The word ‘peculiar’, in common usage, means, ‘different to what is normal or expected; strange’. So, wearing a clown suit on a commuter train – that’s peculiar. Planning a romantic weekend getaway in Bankstown – that’s peculiar. Writing a novel with a crayon – that’s really peculiar.

 

This year’s church camp theme is ‘Peculiar People’ because Christians are supposed to be people whose behaviour is different to what is normal or expected; even a little bit strange to a watching world.

 

We’re not to conform to the pattern of this world, but instead be transformed by the renewing of our minds (Rom 12:1).  The Holy Spirit has not been poured into our lives to help us blend in, but rather to shine forth as those saved out of the world.

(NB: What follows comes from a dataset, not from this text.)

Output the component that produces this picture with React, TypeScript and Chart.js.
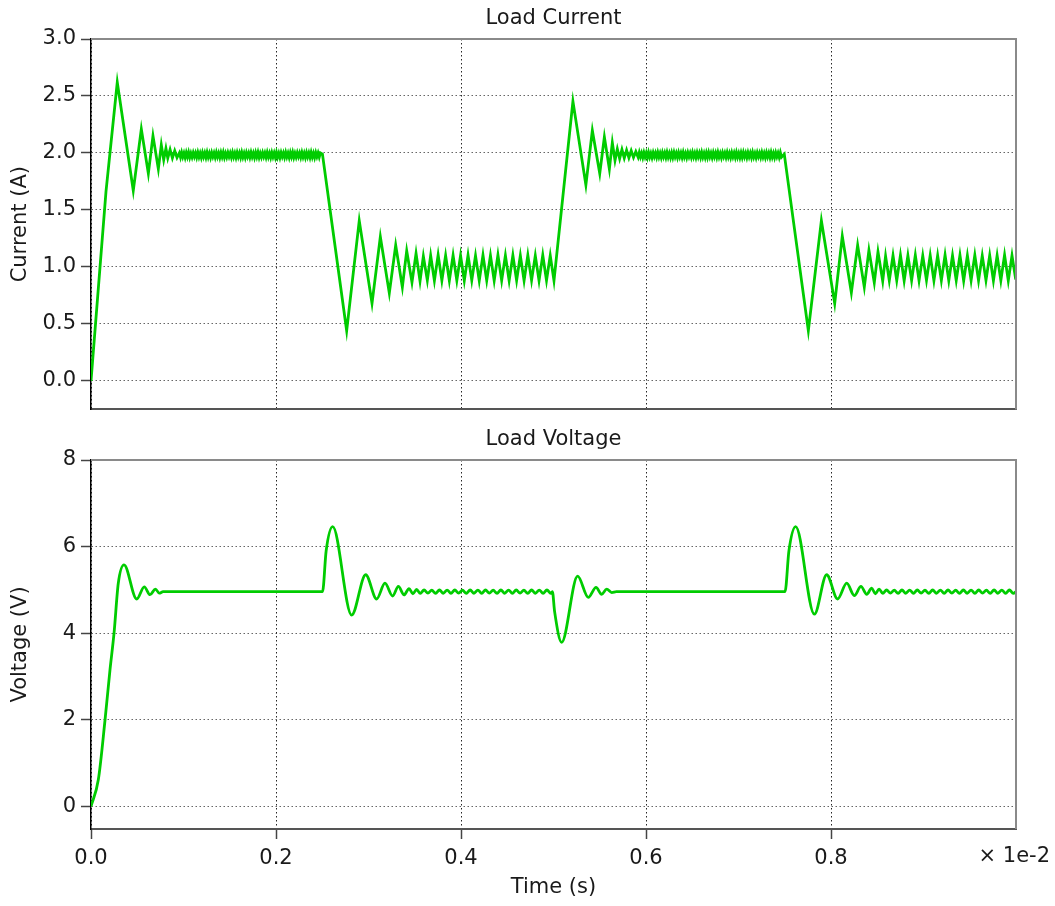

We are to be holy as God is holy.

 

But the word ‘peculiar’ also has another particularly British usage, not this time as an adjective, but a noun. A ‘peculiar’, in this sense, is ‘a parish or church exempt from the jurisdiction of the diocese in which it lies, and subject to the direct jurisdiction of the monarch or an archbishop’.

 

On that definition every Christian, indeed every church, can safely be called a ‘peculiar’. Though we remain in the world, we have been set free from the jurisdiction of Satan, the prince of this world. It’s a kingdom transfer. We now find ourselves subject to the direct jurisdiction of the monarch of monarchs, our great high priest and saviour, the Lord Jesus Christ.

 

Peculiar! That’s me in Christ. I hope it’s you too.